聖書は人間の知性、感情、意志は罪に堕落している事を教えていますので、どんなに学問を治めていても、多くの知識を持っていても、それらはすべてを相対化し、聖書の言葉の上に置かないようにする必要があります。人は自分の経験や知識によって作用する感情や理性を優先させ、自分の感情や理性にあえば聖書の教えを肯定し、合わなければ否定するという、巧妙な罠に陥って聖書を解釈している事が良くあります。その為に、多くの間違った教理が構築されてきました。自分の感情や理性に合わなくても、聖書に書いてある事は、素直に真理として受け入れる必要があります。アドベンチストが信じる「条件不滅説」という教理がその一つです。「条件不滅説」では、未信者の人々の霊魂は「永遠性(不死性)」でないので、未信者の人々が最後の審判で裁かれた後、「火の池」(ゲヘナ)に投じられても、永遠に苦しみ続けるのでなく、しばらく苦しんだ後完全に消滅する、と教えています。人の霊が永遠性(不死性)を持つのは、キリストを信じたという条件満たした人だけである。未信者の人々の霊魂が不滅であれば、火の池で永遠に苦しみ続けなければならなくなる。それは神の愛と正義に調和しないと教えています。「従って、神は新しい世界の一つの仕組みとして、地獄と呼ばれる永遠に意識のある拷問の場所に、悪と悪人をいつまでもいつまでも保ち続けることを要求される筋合いはありません」(日本アドベントキリスト教団発行「われ信ず」P17)。「永遠に悪を保持している神の悲しげな絵というのは、聖書と良識に合わない」(同P94)。

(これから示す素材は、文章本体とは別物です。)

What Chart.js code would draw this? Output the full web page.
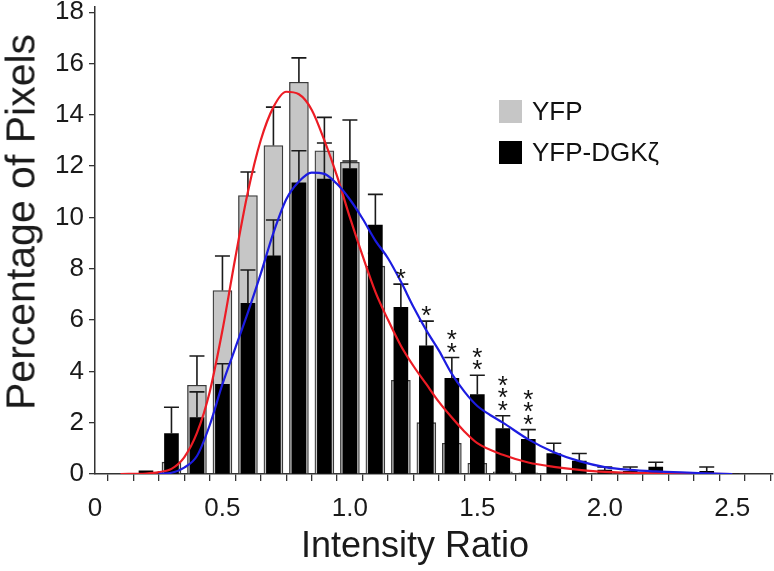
<!DOCTYPE html>
<html>
<head>
<meta charset="utf-8">
<script src="https://cdn.jsdelivr.net/npm/chart.js@4.4.1/dist/chart.umd.min.js"></script>
<style>
  html, body { margin: 0; padding: 0; background: #fff; }
  #wrap { position: relative; width: 774px; height: 571px; overflow: hidden; }
  .txt { position: absolute; font-family: "Liberation Sans", Arial, sans-serif; color: #1a1a1a; white-space: nowrap; }
  #legend { left: 499px; top: 91px; font-size: 26px; color: #111; }
  .item { display: flex; align-items: center; height: 41px; }
  .sw { width: 23px; height: 23px; margin-right: 10px; box-sizing: border-box; }
  #xtitle { left: 415px; top: 527px; font-size: 36px; line-height: 36px; transform: translateX(-50%); }
  #ytitle { left: 21px; top: 222px; font-size: 41px; line-height: 41px; transform: translate(-50%, -50%) rotate(-90deg); }
</style>
</head>
<body>
<div id="wrap">
  <canvas id="c" width="774" height="571"></canvas>
  <div id="legend" class="txt">
    <div class="item"><span class="sw" style="background:#c6c6c6"></span><span>YFP</span></div>
    <div class="item"><span class="sw" style="background:#000"></span><span>YFP-DGKζ</span></div>
  </div>
  <div id="xtitle" class="txt">Intensity Ratio</div>
  <div id="ytitle" class="txt">Percentage of Pixels</div>
</div>
<script>
// Bin centres (intensity ratio)
const bins = [0.2, 0.3, 0.4, 0.5, 0.6, 0.7, 0.8, 0.9, 1.0, 1.1, 1.2, 1.3, 1.4, 1.5, 1.6, 1.7, 1.8, 1.9, 2.0, 2.1, 2.2, 2.3, 2.4, 2.5];
// YFP (grey bars) percentage of pixels and upper error
const yfpValues = [0, 0.46, 3.46, 7.15, 10.85, 12.8, 15.27, 12.6, 12.15, 8.1, 3.65, 2.0, 1.2, 0.42, 0.08, 0.05, 0.03, 0.03, 0.03, 0.03, 0.03, 0.03, 0.03, 0];
const yfpErrors = [null, null, 1.14, 1.35, 0.92, 1.5, 0.95, 1.3, 1.65, 0.5, null, null, null, null, null, null, null, null, null, null, null, null, null, null];
// YFP-DGKζ (black bars) percentage of pixels and upper error
const dgkValues = [0.12, 1.58, 2.2, 3.5, 6.65, 8.5, 11.35, 11.5, 11.9, 9.7, 6.5, 5.0, 3.73, 3.1, 1.77, 1.35, 0.8, 0.5, 0.15, 0.1, 0.27, 0.03, 0.1, 0];
const dgkErrors = [null, 1.02, 1.0, 0.8, 1.3, 1.4, 1.25, 1.4, 0.3, 1.2, 0.9, 0.96, 0.81, 0.75, 0.5, 0.38, 0.4, 0.3, 0.12, 0.17, 0.19, null, 0.17, null];
// Significance markers
const starBins = [1.2, 1.3, 1.4, 1.5, 1.6, 1.7];
const starCounts = [1, 1, 2, 2, 3, 3];
// Fitted curves
const redX = [0.10, 0.20, 0.25, 0.30, 0.35, 0.40, 0.45, 0.50, 0.55, 0.60, 0.65, 0.70, 0.75, 0.80, 0.85, 0.90, 0.95, 1.00, 1.05, 1.10, 1.15, 1.20, 1.25, 1.30, 1.35, 1.40, 1.45, 1.50, 1.60, 1.70, 1.80, 1.90, 2.00, 2.20, 2.50];
const redY = [0, 0.02, 0.07, 0.2, 0.65, 1.6, 3.2, 5.6, 8.4, 11.0, 13.0, 14.3, 14.9, 14.8, 14.2, 13.0, 11.6, 10.0, 8.5, 7.1, 6.0, 5.0, 4.2, 3.5, 2.8, 2.2, 1.65, 1.2, 0.75, 0.45, 0.28, 0.16, 0.08, 0.03, 0];
const blueX = [0.25, 0.30, 0.35, 0.40, 0.45, 0.50, 0.55, 0.60, 0.65, 0.70, 0.75, 0.80, 0.85, 0.90, 0.95, 1.00, 1.05, 1.10, 1.15, 1.20, 1.25, 1.30, 1.35, 1.40, 1.45, 1.50, 1.55, 1.60, 1.70, 1.80, 1.90, 2.00, 2.10, 2.20, 2.30, 2.40, 2.50];
const blueY = [0, 0.05, 0.25, 0.7, 1.9, 3.5, 4.9, 6.3, 7.8, 9.4, 10.7, 11.4, 11.75, 11.7, 11.3, 10.7, 9.95, 9.1, 8.4, 7.5, 6.5, 5.6, 4.8, 3.9, 3.2, 2.65, 2.3, 2.0, 1.35, 0.85, 0.5, 0.27, 0.16, 0.1, 0.06, 0.03, 0];
// Axis tick labels
const yTickLabels = ['0', '2', '4', '6', '8', '10', '12', '14', '16', '18'];
const xTickLabels = { '0': '0', '0.5': '0.5', '1': '1.0', '1.5': '1.5', '2': '2.0', '2.5': '2.5' };

const FONT = '"Liberation Sans", Arial, sans-serif';

const errorBars = {
  id: 'errorBars',
  afterDatasetDraw(chart, args) {
    const ds = chart.data.datasets[args.index];
    if (!ds.errors) return;
    const ctx = chart.ctx, ys = chart.scales.y;
    ctx.save();
    ctx.strokeStyle = '#1a1a1a';
    ctx.lineWidth = 1.6;
    args.meta.data.forEach((bar, i) => {
      const e = ds.errors[i];
      if (e == null) return;
      const top = ys.getPixelForValue(ds.data[i].y + e);
      ctx.beginPath();
      ctx.moveTo(bar.x, bar.y);
      ctx.lineTo(bar.x, top);
      ctx.moveTo(bar.x - 7.5, top);
      ctx.lineTo(bar.x + 7.5, top);
      ctx.stroke();
    });
    ctx.restore();
  }
};

const stars = {
  id: 'stars',
  afterDraw(chart) {
    const ctx = chart.ctx, xs = chart.scales.x, ys = chart.scales.y;
    ctx.save();
    ctx.fillStyle = '#111';
    ctx.font = '26px ' + FONT;
    ctx.textAlign = 'center';
    ctx.textBaseline = 'alphabetic';
    starBins.forEach((b, k) => {
      const i = bins.indexOf(b);
      const top = ys.getPixelForValue(dgkValues[i] + (dgkErrors[i] || 0));
      const x = xs.getPixelForValue(b);
      for (let s = 0; s < starCounts[k]; s++) {
        const cy = top - 12 - s * 12.5;
        ctx.fillText('*', x, cy + 15);
      }
    });
    ctx.restore();
  }
};

new Chart(document.getElementById('c'), {
  type: 'bar',
  data: {
    datasets: [
      {
        type: 'line', label: 'YFP fit',
        data: redX.map((x, i) => ({ x, y: redY[i] })),
        borderColor: '#ec1c24', borderWidth: 2.2, pointRadius: 0,
        cubicInterpolationMode: 'monotone', order: 1
      },
      {
        type: 'line', label: 'YFP-DGKζ fit',
        data: blueX.map((x, i) => ({ x, y: blueY[i] })),
        borderColor: '#1c1ce0', borderWidth: 2.2, pointRadius: 0,
        cubicInterpolationMode: 'monotone', order: 0
      },
      {
        label: 'YFP',
        data: bins.map((x, i) => ({ x, y: yfpValues[i] })),
        errors: yfpErrors,
        backgroundColor: '#c6c6c6', borderColor: '#3a3a3a', borderWidth: 1.3,
        barThickness: 19, grouped: false, order: 3
      },
      {
        label: 'YFP-DGKζ',
        data: bins.map((x, i) => ({ x, y: dgkValues[i] })),
        errors: dgkErrors,
        backgroundColor: '#000', borderWidth: 0,
        barThickness: 14, grouped: false, order: 2
      }
    ]
  },
  options: {
    responsive: false,
    animation: false,
    layout: { autoPadding: false, padding: { left: 0, right: 1, top: 3, bottom: 8 } },
    plugins: { legend: { display: false }, tooltip: { enabled: false } },
    scales: {
      x: {
        type: 'linear', min: 0, max: 2.66, offset: false,
        border: { color: '#333', width: 1.5 },
        grid: { drawOnChartArea: false, color: '#333', tickLength: 7, lineWidth: 1.3 },
        ticks: {
          stepSize: 0.1, includeBounds: false, autoSkip: false, maxRotation: 0,
          padding: 12, color: '#1a1a1a', font: { family: FONT, size: 26 },
          callback: (v) => { const k = String(Math.round(v * 10) / 10); return xTickLabels[k] !== undefined ? xTickLabels[k] : ''; }
        },
        afterFit: (s) => { s.height = 89; }
      },
      y: {
        min: 0, max: 18.23,
        border: { color: '#333', width: 1.5 },
        grid: { drawOnChartArea: false, color: '#333', tickLength: 6, lineWidth: 1.3 },
        ticks: {
          stepSize: 2, includeBounds: false, padding: 5, color: '#1a1a1a', font: { family: FONT, size: 26, lineHeight: 0.1 },
          callback: (v, i) => yTickLabels[i]
        },
        afterFit: (s) => { s.width = 95; }
      }
    }
  },
  plugins: [errorBars, stars]
});
</script>
</body>
</html>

アドベントの教理の本である「われ信ず」では、ゲドニー博士が以上の「条件不滅説」が聖書的であるという事を、キリスト教初期の時代に入り込んだ「ギリシャ的思想」の二元論の問題を取り上げながら、多くの聖書の言葉を例証に論じています。しかし、「条件不滅説」が人間の優しさを聖書の言葉の上において生まれて来た間違った教理だという事は、引用された聖書の言葉を原語に遡って解釈した結果明らかになりました。私はその為のレポートを作成をしました。ゲドニー博士の「調和のとれた人間観の検証」です。

また、聖書を「神の霊感の書」として絶対化しない神学者は、人間の知性は堕落していないとして、人間の知性で聖書を正 しく解釈できると思っています。その為に、自由主義神学が生まれて来たと言われています。その問題をフランシス・A・シュエファー博士が「では、如何に生きるべきか」などの著書で論じています。「アクイナスは、人間は神に背いた、従って堕落したと考えた。しかしアクイナスは堕落(Fall)に対する見方が不完全であった。彼は、堕落は人間全体としての影響を及ぼすのではなく、部分的に影響を及ぼすと考えた。彼の見方では意志は堕落した又は罪に落ちた、しかし知性はその影響を受けなかった。このようにして、人間はそれぞれ自身の人間的知性に信頼を置くことが出来た。そしてそれは同時に、人々に聖書の教えと非キリスト教の哲学者達の教えとを自由に混合してよい、ということを意味した」(「それでは如何に生きるべきか」P50/1979年4月30日発行)。近代の西洋哲学や神学や芸術の背後にある思想はトマス・アクイナスが「神学大全」で論じた「人間の知性は堕落していない」と説いた言葉が泉となって発展したものだと、シェーファー博士は論じています。

【おわりに】

現代の世界が、聖書が預言する終末の様相を呈している事は、多くのキリスト者が認識しています。しかし、多くのキリスト者が、終末の時代に偽りの父である悪魔が、機会があれば偽りをキリスト者に教えこもうとして手下の悪霊を教会に忍び込ませようとしている事に気が付いていません。その為に、現代キリスト教会では今もユダヤ人を呪う「置換神学」と、間違った「恵みの契約」と「教会観」とを教える「契約神学」による聖書解釈が主流となっています。私たちは、悪魔の偽りの策略に対して、堅く立って対抗して悪魔を退散させるために、しんどい作業ですが、聖書が教える「聖書を正しく解釈する原則」に基づいて、聖書を正しく読み取っていく努力が求められています。

「Ⅰテモ4:1 しかし、御霊が明らかに言われるように、後の時代になると、ある人たちは惑わす霊と悪霊の教えとに心を奪われ・・・」

「Ⅱテサ 2:3 だれにも、どのようにも、だまされないようにしなさい。」